Iran has responded with its own demonstrations of force. The Islamic Revolutionary Guard Corps began naval exercises in the Strait of Hormuz, a strategic chokepoint for global energy shipments, and Iranian officials have signaled readiness to respond to any perceived threats. Both sides are deploying muscle ahead of the talks in an effort to shape leverage at the negotiating table.
Why it matters
- Deterrence vs. escalation: Moving carriers, fighter jets and support ships aims to deter hostile acts, but it also raises the odds of accidental clashes that could spiral into a larger crisis.

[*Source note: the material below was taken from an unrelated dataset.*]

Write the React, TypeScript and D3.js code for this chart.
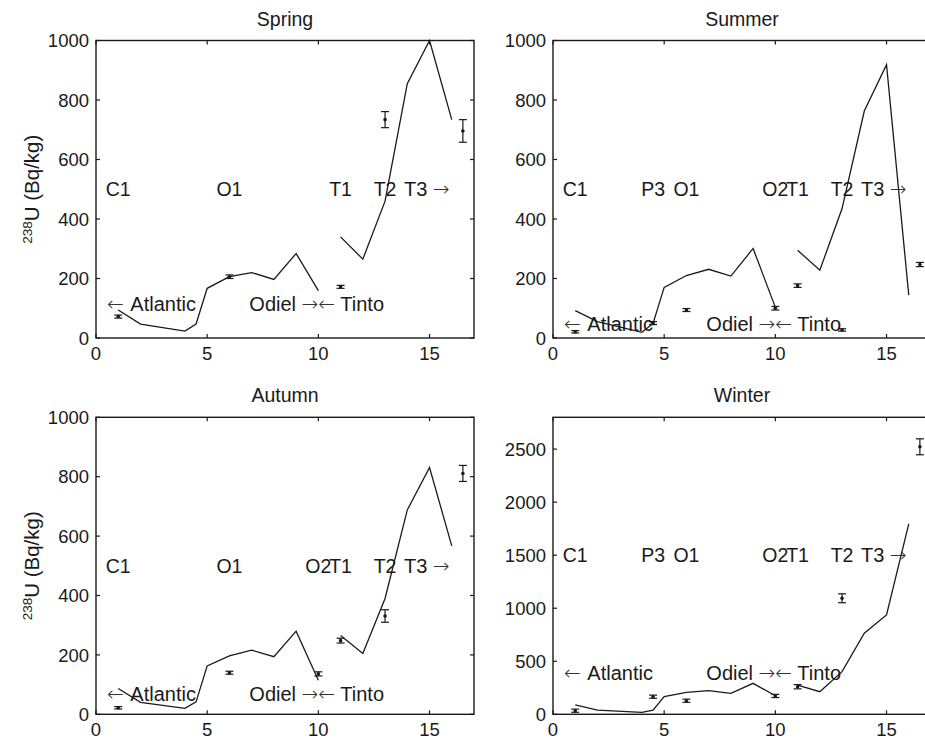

- Energy and markets: Military activity in and around the Gulf can push oil and gas prices higher by threatening shipping lanes.
- Diplomatic leverage: The U.S. posture is meant to strengthen bargaining power in Geneva, where negotiators hope to prevent a military confrontation while seeking constraints on Iran’s nuclear and regional behavior.
What to watch
- The tone and substance of the Geneva talks: whether negotiators can translate the military backdrop into a lasting de‑escalation.
- Movements by major naval and air assets in the Gulf and any incidents at sea.
- Reactions from regional powers and allies that could widen the diplomatic loop or pull others into contingency planning.
Officials describe the combined approach — pressure at sea alongside diplomacy in Geneva — as an attempt to maximize options short of open conflict. Still, the situation remains fragile: missteps near busy waterways or contested airspace could quickly complicate the diplomatic window that negotiators are trying to keep open.